What I can say is that you often seem to defend what appears to be a traditional view of theism.
That isn't my specific intention. If I am sometimes heavy (on theists, atheists, agnostics), this is a reflection of my urgency to settle the matter for myself, not to promote a particular kind of theism.
Years back, I almost drowned. I was free diving, overestimated my abilities, went too deep, ran out of air, panicked. And as I was struggling in the water, I was wondering whether life is worth living. This was the worst part of it the experience - being under durress and realizing that I don't know whether life is worth living or not. It also made me realize that once under durress, I will not have good opportunity to start thinking about these important things.

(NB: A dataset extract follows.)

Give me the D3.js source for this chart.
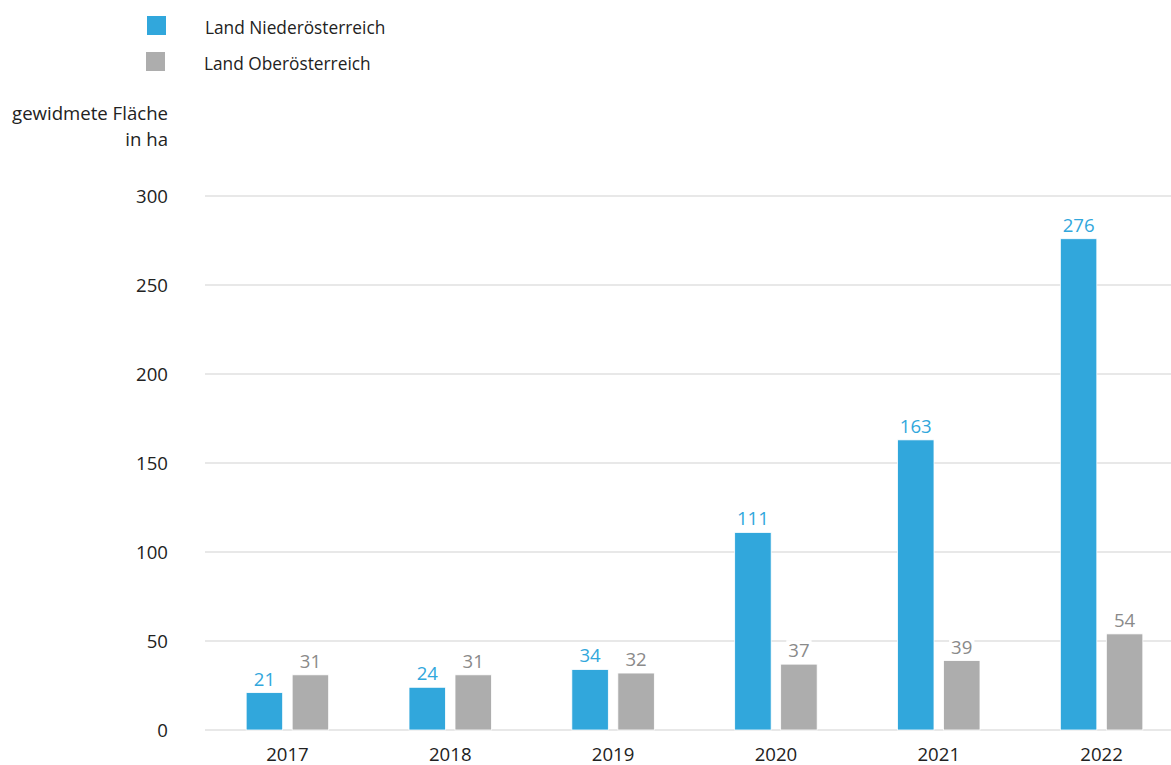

It is only a matter of time when aging, illness and death will strike. And when they do, it is not a favorable time to start thinking about things such as the meaning of life. Hence the sense of urgency.
A few other things have caught my attention as well. For example, your interest in virtue epistemology parallels a number of contemporary evangelical Christian philosophers. Your points in this thread (and your use of the Kalama Sutta) seem to parallel reformed epistemology and the kind of arguments that I've often seen educated evangelicals making on other boards.
Actually, I am not familiar with them.
That's perfectly fine with me. Not only is it often interesting, it's a lot more intelligent than most of what happens here on Sciforums. But it does make me wonder where you're coming from and what motivates you.
Thanks.
As best as I can describe, what drives me is to understand my desire for God, to justify that desire, to justify acting on it.